Key Decisions for Investors

  • Long META (Meta Platforms) 3–9 months: buy an out‑of‑the‑money call spread (e.g., buy 3‑month $350 call / sell $420 call) sized to 2–3% of equity book. Rationale: monetization tailwinds from cleaner feeds; target asymmetric R/R ~3:1 with capped cost and defined downside.
  • Short SNAP (Snap Inc.) cash 6–12 months: reduce on conviction if quarterlies show slowing revenue-per-user or rising moderation costs. Hedge with long META to create a platform-quality spread. Expect 15–25% relative underperformance if ad yields reallocate to scale.
  • Long PLTR (Palantir) 6–12 months: accumulate shares or buy a 6‑month call to play enterprise demand for moderation/compliance tooling; target 20–40% upside if contracts accelerate, with downside limited by strong government backlog—use 1–2% position sizing.
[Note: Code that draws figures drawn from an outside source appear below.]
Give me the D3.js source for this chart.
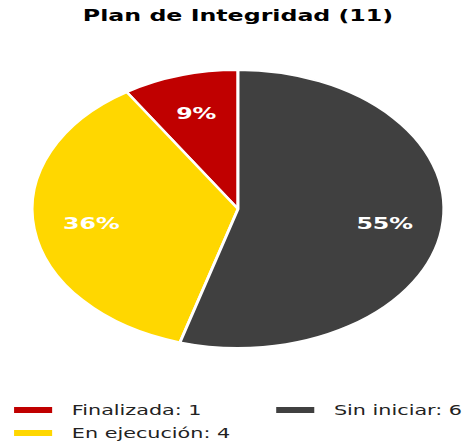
<!DOCTYPE html>
<html><head><meta charset="utf-8">
<script src="https://cdn.jsdelivr.net/npm/d3@7"></script>
<style>html,body{margin:0;padding:0;background:#fff;overflow:hidden}</style>
</head><body>
<script>
const categories = ["Finalizada", "En ejecución", "Sin iniciar"];
const values = [1, 4, 6];
const colors = ["#C00000", "#FFD700", "#404040"];
const title = "Plan de Integridad (11)";

const W = 465, H = 442, sx = 1.481, sy = 1;
const svg = d3.select("body").append("svg").attr("width", W).attr("height", H);
const g = svg.append("g").attr("transform", `scale(${sx},${sy})`);
const cx = 238 / sx, cy = 209, r = 139;

g.append("text").attr("x", 238 / sx).attr("y", 21).attr("text-anchor", "middle")
  .attr("font-family", "DejaVu Sans").attr("font-weight", "bold").attr("font-size", 16)
  .attr("fill", "#000").text(title);

const total = d3.sum(values);
const pie = d3.pie().sort(null).startAngle(0).endAngle(-2 * Math.PI);
const arcs = pie(values);
const arc = d3.arc().innerRadius(0).outerRadius(r);
const labelArc = d3.arc().innerRadius(r * 0.72).outerRadius(r * 0.72);
const pg = g.append("g").attr("transform", `translate(${cx},${cy})`);
pg.selectAll("path").data(arcs).join("path")
  .attr("d", arc).attr("fill", (d, i) => colors[i])
  .attr("stroke", "#fff").attr("stroke-width", 2);
pg.selectAll("text").data(arcs).join("text")
  .attr("transform", d => `translate(${labelArc.centroid(d)})`)
  .attr("text-anchor", "middle").attr("dy", "0.36em")
  .attr("font-family", "DejaVu Sans").attr("font-weight", "bold").attr("font-size", 16)
  .attr("fill", "#fff").text(d => Math.round(d.data / total * 100) + "%");

const legPos = [[9.5, 410], [9.5, 433], [186.5, 410]];
const lg = g.selectAll("g.leg").data(categories).join("g").attr("class", "leg")
  .attr("transform", (d, i) => `translate(${legPos[i][0]},${legPos[i][1]})`);
lg.append("rect").attr("x", 0).attr("y", -3).attr("width", 25.7).attr("height", 6)
  .attr("fill", (d, i) => colors[i]);
lg.append("text").attr("x", 39).attr("y", 0).attr("dy", "0.36em")
  .attr("font-family", "DejaVu Sans").attr("font-size", 14).attr("fill", "#222")
  .text((d, i) => d + ": " + values[i]);
</script>
</body></html>
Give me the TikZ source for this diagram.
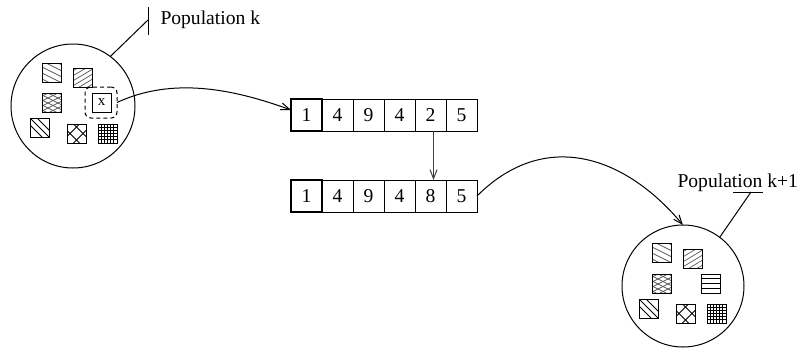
\documentclass[tikz,border=0pt]{standalone}
\usepackage{fontspec}
\setmainfont{Liberation Serif}
\usetikzlibrary{arrows.meta}
\newcommand{\hsq}[3]{%
  \begin{scope}[shift={(#1,#2)}]
    \begin{scope}\clip (0,0) rectangle (19,19); #3 \end{scope}
    \draw (0,0) rectangle (19,19);
  \end{scope}}
\newcommand{\patA}{\foreach \c in {-9,-3,3,9,15} \draw[finehatch] (-2,\c) -- (21,\c+11.5);}
\newcommand{\patB}{\foreach \c in {4,9,14,19,24,29} \draw[finehatch] (-2,\c) -- (21,\c-13.8);}
\newcommand{\patC}{\foreach \c in {-9,-4,1,6,11,16} \draw[finehatch] (-2,\c) -- (21,\c+11.5);
  \foreach \c in {4,9,14,19,24,29} \draw[finehatch] (-2,\c) -- (21,\c-11.5);}
\newcommand{\patD}{\foreach \c in {-7,0,7} \draw[widehatch] (-2,\c-2) -- (21,\c+21);}
\newcommand{\patE}{\foreach \c in {-6.5,6.5} {\draw[widehatch] (-2,\c-2) -- (21,\c+21); \draw[widehatch] (-2,21-\c) -- (21,-2-\c);}}
\newcommand{\patF}{\foreach \c in {3.2,6.3,9.5,12.7,15.8} {\draw[widehatch] (\c,0) -- (\c,19); \draw[widehatch] (0,\c) -- (19,\c);}}
\newcommand{\patG}{\foreach \c in {4.75,9.5,14.25} \draw[widehatch] (0,\c) -- (19,\c);}
\begin{document}
\begin{tikzpicture}[x=0.5pt,y=-0.5pt,line width=0.5pt,
  >={Straight Barb[length=4.5pt,width=3.5pt]},
  cell/.style={draw, minimum width=15.5pt, minimum height=16pt, inner sep=0pt, outer sep=0pt,
    anchor=north west, font=\fontsize{9.8}{11}\selectfont},
  lbl/.style={inner sep=0pt, anchor=base west, font=\fontsize{9.8}{11}\selectfont},
  finehatch/.style={line width=0.35pt, black!65},
  widehatch/.style={line width=0.4pt, black},
  popcircle/.style={draw, circle, inner sep=0pt, outer sep=0pt}]
\useasboundingbox (0,0) rectangle (799,349);

% ---- population k ----
\node[popcircle, minimum size=62pt] (c1) at (73,106) {};
\hsq{42}{63}{\patA}
\hsq{73}{68}{\patB}
\hsq{42}{93}{\patC}
\hsq{30}{118}{\patD}
\hsq{67}{124}{\patE}
\hsq{98}{124}{\patF}
\node[draw, dashed, dash pattern=on 2pt off 1.5pt, rounded corners=3pt, minimum width=16pt,
  minimum height=15.5pt, inner sep=0pt, outer sep=0pt] (dbox) at (101,102.5) {};
\node[draw, minimum size=9.5pt, inner sep=0pt, font=\fontsize{7.5}{8}\selectfont] (xbox) at (101.5,102.5) {x};
\coordinate (v1t) at (148,7);
\coordinate (v1b) at (148,35);
\coordinate (k1) at (148,20);
\draw (v1t) -- (v1b);
\draw (c1.53) -- (k1);
\node[lbl] (lab1) at (160,24) {Population k};

% ---- arrays ----
\node[cell] (t2) at (322,99) {4};
\node[cell] (t3) at (353,99) {9};
\node[cell] (t4) at (384,99) {4};
\node[cell] (t5) at (415,99) {2};
\node[cell] (t6) at (446,99) {5\hspace{4.5pt}};
\node[cell, line width=0.7pt] (t1) at (291,99) {1};
\node[cell] (b2) at (322,180) {4};
\node[cell] (b3) at (353,180) {9};
\node[cell] (b4) at (384,180) {4};
\node[cell] (b5) at (415,180) {8};
\node[cell] (b6) at (446,180) {5};
\node[cell, line width=0.7pt] (b1) at (291,180) {1};

% ---- population k+1 ----
\node[popcircle, minimum size=61pt] (c2) at (683,286) {};
\hsq{652}{243}{\patA}
\hsq{683}{249}{\patB}
\hsq{652}{274}{\patC}
\hsq{701}{274}{\patG}
\hsq{639}{299}{\patD}
\hsq{676}{304}{\patE}
\hsq{707}{304}{\patF}
\coordinate (h2l) at (733,192);
\coordinate (h2r) at (763,192);
\coordinate (k2) at (751,192);
\draw (h2l) -- (h2r);
\draw (c2.53) -- (k2);
\node[lbl] (lab2) at (677,187) {Population k+1};

% ---- arrows ----
\draw[->] (dbox.east) to[out=25, in=160, looseness=0.9] ([yshift=2.5pt]t1.west);
\draw[->, black!75] ([xshift=1.5pt]t5.south) -- ([xshift=1.5pt]b5.north);
\draw[->] (b6.east) to[out=45, in=130, looseness=1.15] (c2.north);
\end{tikzpicture}
\end{document}
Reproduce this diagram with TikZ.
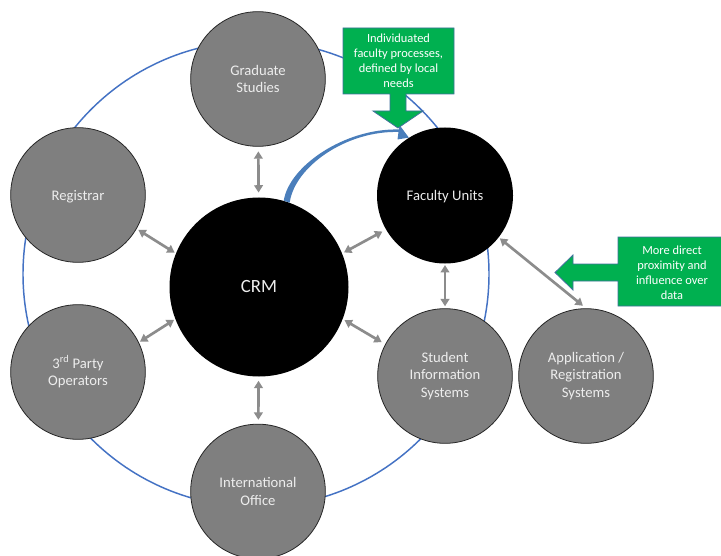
\documentclass[tikz,border=0pt]{standalone}
\usepackage{fontspec}
\setmainfont{Carlito}
\usetikzlibrary{arrows.meta}
\definecolor{ringblue}{HTML}{4472C4}
\definecolor{cgray}{HTML}{7F7F7F}
\definecolor{agray}{HTML}{8C8C8C}
\definecolor{cgreen}{HTML}{00B050}
\definecolor{cedge}{HTML}{41719C}
\definecolor{carrow}{HTML}{4A7EBB}
\definecolor{ctxt}{HTML}{EDEDED}
\tikzset{
 ring/.style={circle, draw=ringblue, line width=1.1pt, minimum size=349.5pt, inner sep=0pt},
 graycircle/.style={circle, fill=cgray, draw=black!85, line width=0.6pt, minimum size=101pt, inner sep=0pt, text=ctxt, align=center, font=\fontsize{11}{13.4}\selectfont},
 blackcircle/.style={circle, fill=black, minimum size=102pt, inner sep=0pt, text=ctxt, align=center, font=\fontsize{11}{13.4}\selectfont},
 garr/.style={draw=agray, line width=2pt, {Triangle[length=5.5pt,width=6.5pt]}-{Triangle[length=5.5pt,width=6.5pt]}},
 callout/.style={fill=cgreen, draw=cedge, line width=0.6pt},
 gtext/.style={text=white, align=center, font=\fontsize{9.3}{11.3}\selectfont, inner sep=0pt},
 curvearr/.style={fill=carrow}
}
\begin{document}
\begin{tikzpicture}[x=0.75pt,y=-0.75pt]
\useasboundingbox (0,0) rectangle (721,556);
\fill[white] (0,0) rectangle (721,556);
% outer ring
\node[ring] (ring) at (256,274) {};
% circles
\node[graycircle] (grad) at (258,79) {Graduate\\Studies};
\node[graycircle, text depth=0pt] (reg) at (78,195) {Registrar};
\node[blackcircle, minimum size=134.25pt, font=\fontsize{14}{17}\selectfont] (crm) at (259,287) {CRM};
\node[blackcircle, text depth=0pt] (fac) at (445,195.5) {Faculty Units};
\node[graycircle] (third) at (78,372) {3\textsuperscript{rd} Party\\Operators};
\node[graycircle] (intl) at (258,491.5) {International\\Office};
\node[graycircle] (sis) at (445,376) {Student\\Information\\Systems};
\node[graycircle] (app) at (586,376) {Application /\\Registration\\Systems};
% connectors
\draw[garr, shorten <=3.5pt, shorten >=3.5pt] (grad) -- (crm);
\draw[garr, shorten <=1.5pt, shorten >=1pt] (reg.-30) -- (crm.158);
\draw[garr, shorten <=1.5pt, shorten >=3pt] (crm.22) -- (fac.210);
\draw[garr, shorten <=1pt, shorten >=1pt] (third.26) -- (crm.201);
\draw[garr, shorten <=1.5pt, shorten >=3pt] (crm.-21) -- (sis.152);
\draw[garr, shorten <=3pt, shorten >=3pt] (crm) -- (intl);
\draw[garr, shorten <=1pt, shorten >=1.5pt] (fac) -- (sis);
\draw[garr, shorten <=1pt, shorten >=3pt] (fac.-38) -- (app.90);
% curved tapered blue arrow from CRM to Faculty Units
\fill[curvearr] (crm.74) .. controls (289,166) and (345,128) .. (399,129.5)
  -- (399.5,125) -- (fac.122) -- (397.5,139.5) -- (398.5,132)
  .. controls (346,130.5) and (294.5,167) .. (crm.70) -- cycle;
% callout 1
\draw[callout] (343,28) -- (454,28) -- (454,94) -- (406,94) -- (406,111) -- (423,111) -- (398,128)
  -- (373,111) -- (390,111) -- (390,94) -- (343,94) -- cycle;
\node[gtext] (t1) at (398.5,60.5) {Individuated\\faculty processes,\\defined by local\\needs};
% callout 2
\draw[callout] (618,237) -- (726,237) -- (726,306) -- (618,306) -- (618,281) -- (573,281) -- (573,290)
  -- (555,272.5) -- (573,255) -- (573,264) -- (618,264) -- cycle;
\node[gtext] (t2) at (672,272.5) {More direct\\proximity and\\influence over\\data};
\end{tikzpicture}
\end{document}
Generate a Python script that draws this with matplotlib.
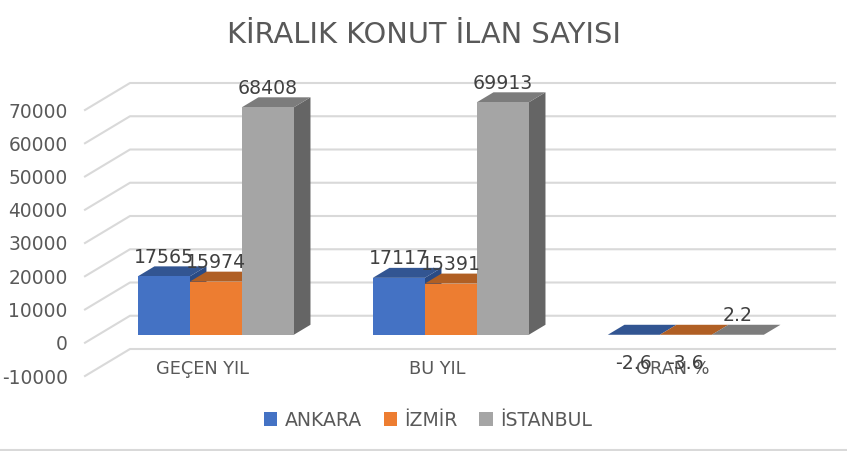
"""Kiralik konut ilan sayisi, Excel style 3D clustered columns."""

import numpy as np
import matplotlib.pyplot as plt
from matplotlib.lines import Line2D
from matplotlib.patches import Patch, Polygon


categories = ["GEÇEN YIL", "BU YIL", "ORAN %"]
series_names = ["ANKARA", "İZMİR", "İSTANBUL"]
ankara = [17565, 17117, -2.6]
izmir = [15974, 15391, -3.6]
istanbul = [68408, 69913, 2.2]
y_ticks = [-10000, 0, 10000, 20000, 30000, 40000, 50000, 60000, 70000]

front_colors = ["#4472C4", "#ED7D31", "#A5A5A5"]
top_colors = ["#325592", "#B05F24", "#7C7C7C"]
side_colors = ["#2A4B85", "#9C5420", "#656565"]
text_color = "#595959"
grid_color = "#D9D9D9"

plt.rcParams["font.family"] = ["DejaVu Sans"]

W, H = 847, 451
fig = plt.figure(figsize=(W / 100, H / 100), dpi=100)
ax = fig.add_axes([85 / W, (H - 376) / H, 705 / W, 266 / H])
ax.set_xlim(-0.5, 2.5)
ax.set_ylim(-10000, 70000)
for spine in ax.spines.values():
    spine.set_visible(False)

# depth of the box, as shift in data units between front and back wall
depth_x = 45 / 235
depth_y = 8120
bar_front = 0.296
bar_depth = 0.37
bar_width = 0.2213


def project(x, v, d):
    return (x + d * depth_x, v + d * depth_y)


# walls
for tick in y_ticks:
    ax.plot(
        [project(-0.5, tick, 0)[0], project(-0.5, tick, 1)[0], project(2.5, tick, 1)[0]],
        [project(-0.5, tick, 0)[1], project(-0.5, tick, 1)[1], project(2.5, tick, 1)[1]],
        color=grid_color,
        linewidth=1.5,
        clip_on=False,
        zorder=1,
    )

for i, values in enumerate([ankara, izmir, istanbul]):
    for j, value in enumerate(values):
        x0 = j + (i - 1.5) * bar_width
        x1 = x0 + bar_width
        d0 = bar_front
        d1 = bar_front + bar_depth
        side = [project(x1, 0, d0), project(x1, 0, d1), project(x1, value, d1), project(x1, value, d0)]
        top = [project(x0, value, d0), project(x0, value, d1), project(x1, value, d1), project(x1, value, d0)]
        front = [project(x0, 0, d0), project(x1, 0, d0), project(x1, value, d0), project(x0, value, d0)]
        ax.add_patch(Polygon(side, facecolor=side_colors[i], edgecolor="none", clip_on=False, zorder=2))
        ax.add_patch(Polygon(top, facecolor=top_colors[i], edgecolor="none", clip_on=False, zorder=2))
        ax.add_patch(Polygon(front, facecolor=front_colors[i], edgecolor="none", clip_on=False, zorder=2))

for i, values in enumerate([ankara, izmir, istanbul]):
    for j, value in enumerate(values):
        xc = j + (i - 1) * bar_width
        ax.annotate(
            f"{value:g}",
            project(xc, max(value, 0), bar_front),
            xytext=(0, 13.7 if value > 0 else -20.5),
            textcoords="offset points",
            ha="center",
            va="center",
            fontsize=13.6,
            color="#404040",
            annotation_clip=False,
            zorder=20,
        )

ax.set_xticks(range(len(categories)), categories)
ax.set_yticks(y_ticks, [str(t) for t in y_ticks])
ax.tick_params(axis="x", length=0, pad=-11.5, labelsize=12.8, labelcolor=text_color)
ax.tick_params(axis="y", length=0, pad=12.5, labelsize=13.4, labelcolor=text_color)

fig.text(424 / W, 1 - 35 / H, "KİRALIK KONUT İLAN SAYISI", ha="center", va="center", fontsize=20.8, color=text_color)

handles = [Patch(facecolor=c, label=name) for c, name in zip(front_colors, series_names)]
fig.legend(
    handles=handles,
    loc="center",
    bbox_to_anchor=(428 / W, 1 - 420 / H),
    ncols=3,
    frameon=False,
    fontsize=13.6,
    labelcolor=text_color,
    handlelength=0.7,
    handleheight=0.7,
    handletextpad=0.4,
    columnspacing=1.15,
)
fig.add_artist(Line2D([0, 1], [1 - 449.5 / H] * 2, color=grid_color, linewidth=1.5))

fig.savefig("out.png", dpi=100)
  • Volatility/operational hedge for small-cap exposure: buy cheap protection (1–3 month put spreads) on a basket of meme/high-retail-exposure names or fund exposures (where options available). This mitigates concentrated downside if moderation failures trigger unexpected retail surges; cost should be sized to preserve runway for 6–12 months.
  • Monitor & trigger: set alerts for (1) monthly DAU changes for top social apps, (2) a sustained >10% QoQ drop in ad RPM for niche platforms, and (3) regulatory announcements on interoperability — any of these should prompt rebalancing within 2–6 weeks.